The ER nurse, speaking in the age-old parlance of pilots and ship captains, said her hospital had no role to play in the aftermath of Thursday's crash of Flight 3407 because, "There were no souls to bring in and treat."
But, of course, there are.
All of the passengers and crew onboard the Continental Express aircraft died, as did one person in the home where the plane fell in Clarence Center. Only two others who were at the crash site needed medical attention. So there was nothing the skilled trauma center professionals at Erie County Medical Center could contribute.
But, in the wake of such a tragedy, in which 50 people are, without warning, taken away from their families and friends, the entire community becomes a sort of trauma center.
And that's the heart of this tragedy, the heart of all the articles in this newspaper. For this is not just an airliner crash story. It's a human story.
And the response needs to be human, especially now that the first practical response is over. In the first minutes and hours after the event, it does appear that the Buffalo community has responded well. As we should have known it would.
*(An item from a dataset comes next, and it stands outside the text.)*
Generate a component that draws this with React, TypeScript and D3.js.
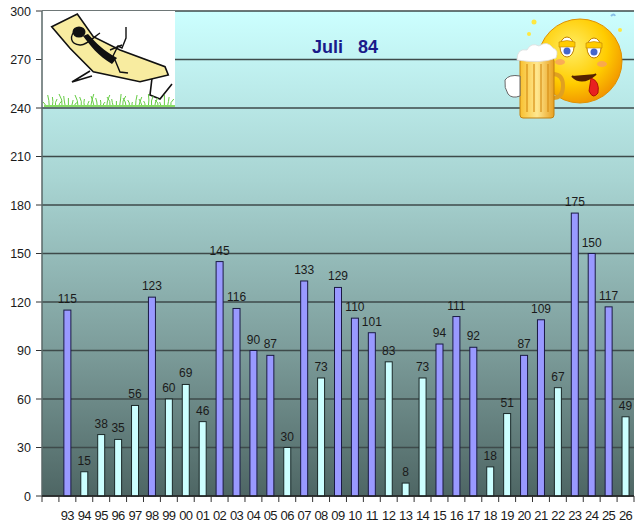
import React from 'react';
import * as d3 from 'd3';

const categories = ['', '93', '94', '95', '96', '97', '98', '99', '00', '01', '02', '03', '04', '05', '06', '07', '08', '09', '10', '11', '12', '13', '14', '15', '16', '17', '18', '19', '20', '21', '22', '23', '24', '25', '26'];
// hot days (blue) and cool days (light) per year; null = not in this series
const warmValues = [null, 115, null, null, null, null, 123, null, null, null, 145, 116, 90, 87, null, 133, null, 129, 110, 101, null, null, null, 94, 111, 92, null, null, 87, 109, null, 175, 150, 117, null];
const coolValues = [null, null, 15, 38, 35, 56, null, 60, 69, 46, null, null, null, null, 30, null, 73, null, null, null, 83, 8, 73, null, null, null, 18, 51, null, null, 67, null, null, null, 49];
const yTicks = [0, 30, 60, 90, 120, 150, 180, 210, 240, 270, 300];
const title = 'Juli\u00a0\u00a0\u00a084';

const W = 641;
const H = 529;
const left = 42;
const right = 634;
const top = 11;
const bottom = 496;
const font = 'Liberation Sans, Arial, sans-serif';

const x = d3.scaleBand<string>().domain(categories.map((c, i) => `${i}`)).range([left, right]).padding(0);
const y = d3.scaleLinear().domain([0, 300]).range([bottom, top]);
const barW = 7;

const Lounger: React.FC = () => {
  const grass = d3.range(0, 40).map(i => {
    const gx = 46 + i * 3.2;
    const h = 4 + ((i * 7) % 9);
    return `M${gx},106 q${(i % 3) - 1},${-h / 2} ${((i % 5) - 2) * 1.5},${-h}`;
  });
  return (
    <g>
      <rect x={left} y={top} width={133} height={96} fill="#ffffff" />
      {/* chair legs */}
      <path d="M90,71 L72,82 L92,76" fill="none" stroke="#111" strokeWidth={1.6} />
      <path d="M152,78 L150,95 L160,99 L172,84" fill="#fff" stroke="#111" strokeWidth={1.6} />
      {/* chair */}
      <path d="M51.7,26.7 L77.3,14 L93.3,36.7 L120,50 L165,66.7 L168.3,75 L140,81.7 L93.3,71.7 L70,48.3 Z" fill="#f8eca0" stroke="#111" strokeWidth={1.6} />
      {/* figure */}
      <ellipse cx={79} cy={32} rx={6.5} ry={5.5} fill="#111" />
      <path d="M83,36 C90,45 98,56 112,64 L117,58 C104,51 96,43 88,34 Z" fill="#111" />
      <path d="M76,30 C69,36 70,44 80,45 C86,46 95,36 100,33" fill="none" stroke="#111" strokeWidth={1.4} />
      <path d="M112,58 L118,46 L122,48 L126,38 L126,27" fill="none" stroke="#111" strokeWidth={1.4} />
      <path d="M115,60 L120,72 L128,73" fill="none" stroke="#111" strokeWidth={1.4} />
      <path d="M110,50 L122,45" fill="none" stroke="#111" strokeWidth={1.4} />
      {/* grass */}
      {grass.map((d, i) => <path key={i} d={d} fill="none" stroke="#66cc44" strokeWidth={1} />)}
      <path d="M44,106 L175,106" stroke="#88dd66" strokeWidth={2} />
    </g>
  );
};

const Smiley: React.FC = () => (
  <g>
    <defs>
      <radialGradient id="face" cx="0.4" cy="0.35" r="0.7">
        <stop offset="0" stopColor="#ffee66" />
        <stop offset="0.6" stopColor="#ffcc00" />
        <stop offset="1" stopColor="#f09000" />
      </radialGradient>
      <linearGradient id="beer" x1="0" x2="1" y1="0" y2="0">
        <stop offset="0" stopColor="#f8c030" />
        <stop offset="0.5" stopColor="#ffe890" />
        <stop offset="1" stopColor="#e8a020" />
      </linearGradient>
    </defs>
    <circle cx={534} cy={22} r={2.5} fill="#ffe840" />
    <circle cx={529} cy={34} r={2} fill="#ffe840" />
    <circle cx={620} cy={30} r={2} fill="#ffe840" />
    <path d="M611,16 q3,-3 4,0" stroke="#88c0e8" strokeWidth={2} fill="none" />
    <circle cx={580} cy={61} r={42} fill="url(#face)" stroke="#e09000" strokeWidth={1} />
    <ellipse cx={567} cy={47} rx={7} ry={10} fill="#fff" stroke="#c08000" strokeWidth={1} />
    <ellipse cx={594} cy={48} rx={7} ry={10} fill="#fff" stroke="#c08000" strokeWidth={1} />
    <path d="M559,42 q8,-3 16,0 L575,47 L559,47 Z" fill="#ffcc00" stroke="#c08000" strokeWidth={0.6} />
    <path d="M586,43 q8,-3 16,0 L602,48 L586,48 Z" fill="#ffcc00" stroke="#c08000" strokeWidth={0.6} />
    <circle cx={567} cy={51} r={3.5} fill="#4466cc" />
    <circle cx={594} cy={52} r={3.5} fill="#4466cc" />
    <ellipse cx={560} cy={62} rx={5} ry={3} fill="#f8a060" opacity={0.8} />
    <ellipse cx={602} cy={64} rx={5} ry={3} fill="#f8a060" opacity={0.8} />
    <path d="M572,76 q10,10 24,-2" stroke="#552200" strokeWidth={2} fill="#552200" />
    <path d="M591,78 q9,3 7,15 q-5,7 -9,-2 Z" fill="#e82020" stroke="#a00000" strokeWidth={0.8} />
    {/* mug */}
    <path d="M553,74 q10,0 10,12 q0,12 -10,12" fill="none" stroke="#e0a020" strokeWidth={4} />
    <rect x={520} y={58} width={34} height={60} rx={3} fill="url(#beer)" stroke="#c08010" strokeWidth={1} />
    <path d="M527,64 L527,112 M534,64 L534,112 M541,64 L541,112 M548,64 L548,112" stroke="#d89018" strokeWidth={1.2} />
    <path d="M517,60 q0,-12 10,-10 q4,-8 12,-4 q8,-6 14,2 q6,2 3,10 q-14,6 -39,2 Z" fill="#ffffff" stroke="#ddd" strokeWidth={0.8} />
    <path d="M505,80 q4,-6 15,-4 l0,20 q-8,3 -12,-2 q-4,-6 -3,-14 Z" fill="#ffffff" stroke="#666" strokeWidth={1} />
  </g>
);

export default function App() {
  const bars = categories.map((c, i) => ({ key: `${i}`, label: c, warm: warmValues[i], cool: coolValues[i] }));
  return (
    <div style={{ position: 'absolute', left: 0, top: 0 }}>
      <svg width={W} height={H} style={{ display: 'block', background: '#ffffff' }}>
        <defs>
          <linearGradient id="bg" x1="0" x2="0" y1="0" y2="1">
            <stop offset="0" stopColor="#ccffff" />
            <stop offset="0.35" stopColor="#a8d4d2" />
            <stop offset="0.7" stopColor="#7c9c9a" />
            <stop offset="1" stopColor="#4e6664" />
          </linearGradient>
        </defs>
        <rect x={left} y={top} width={right - left} height={bottom - top} fill="url(#bg)" />
        {yTicks.map(t => (
          <g key={t}>
            <line x1={left} x2={right} y1={y(t)} y2={y(t)} stroke="#3e4a4a" strokeWidth={1.5} />
            <line x1={left - 6} x2={left} y1={y(t)} y2={y(t)} stroke="#333" strokeWidth={1} />
            <text x={left - 11} y={y(t) + 4.5} textAnchor="end" fontSize={12.5} fontFamily={font} fill="#1a1a1a">{t}</text>
          </g>
        ))}
        <Lounger />
        <Smiley />
        <text x={345} y={53} textAnchor="middle" fontSize={18} fontWeight="bold" fontFamily={font} fill="#1a1a8a">{title}</text>
        {bars.map(b => {
          const v = b.warm ?? b.cool;
          if (v == null) return null;
          const cx = (x(b.key) as number) + x.bandwidth() / 2;
          return (
            <g key={b.key}>
              <rect x={cx - barW / 2} y={y(v)} width={barW} height={bottom - y(v)}
                fill={b.warm != null ? '#9999ff' : '#ccffff'} stroke={b.warm != null ? '#1a1a44' : '#1a2828'} strokeWidth={1} />
              <text x={cx} y={y(v) - 7} textAnchor="middle" fontSize={12} fontFamily={font} fill="#1a1a1a">{v}</text>
            </g>
          );
        })}
        <line x1={left} x2={left} y1={top} y2={bottom} stroke="#5a6868" strokeWidth={1.5} />
        <line x1={left} x2={right} y1={bottom} y2={bottom} stroke="#222" strokeWidth={1.5} />
        {categories.map((c, i) => (
          <line key={i} x1={x(`${i}`) as number} x2={x(`${i}`) as number} y1={bottom} y2={bottom + 6} stroke="#333" strokeWidth={1} />
        ))}
        <line x1={right} x2={right} y1={bottom} y2={bottom + 6} stroke="#333" strokeWidth={1} />
        {bars.map(b => (
          <text key={b.key} x={(x(b.key) as number) + x.bandwidth() / 2} y={520} textAnchor="middle" fontSize={13} fontFamily={font} fill="#1a1a1a" letterSpacing={-0.6}>{b.label}</text>
        ))}
      </svg>
    </div>
  );
}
The people we count on to respond to such events were on the scene immediately. They included fire crews, volunteers and professional, federal, state and local law enforcement officers and emergency preparedness officials. Two planeloads of investigators from the National Transportation Safety Board arrived early Friday.
People who work for the airline and for Buffalo Niagara International Airport offered assistance to those seeking word of their loved ones, even as it quickly became apparent that the word was not good. They, too, appear to have done that as well as could be expected, although there has been little word yet -- understandably -- from the families.
Elected leaders, such as County Executive Chris Collins and Town of Clarence Supervisor Scott A. Bylewski, quickly appeared and, through the long night, took their proper roles -- explaining, reassuring and sympathizing. Gov. David A. Paterson arrived Friday morning to offer what comfort he could.
Those in positions of authority have clearly defined roles. Put out the fire. Secure the area. Help those displaced by the evacuation of the neighborhood and return them to their homes. Investigate the cause of the crash and put in place any mechanical, procedural or legal changes that might help prevent a similar tragedy in the future.
That's hard work. But it's also the easy part.
More difficult, and with no defined end, will be the job of those whose spouses, children, parents, friends and colleagues were supposed to come home Thursday, but did not.
For most passengers, the end of a commuter flight as a weekend approaches means home. Home from a vacation or a business trip or, for those who have moved away, are off at school or have family and memories here, home for a visit.
Thus it was to be expected that many of the names on the passenger manifest came with Buffalo addresses, or had other deep connections here. May those connections provide some comfort to the family and friends of the victims, even among people who were strangers before, as they come to terms with their losses.
The early hours of the response were conducted with due regard for the public's right to know. We trust that will continue to be the case. It will help those directly touched and those just concerned to understand what happened and what can be done to see that it does not happen again.
The mourning, though, will be done in ways both public and private. It will come without the relief and joy that followed the amazing survival of all those whose airplane ditched in the Hudson River some weeks ago.
The entire Buffalo community today extends its deeply felt sympathy to those who lost loved ones on Flight 3407. Knowing this community, it is a feeling that will last more than a day, or a few news cycles. It will last for as long as it takes.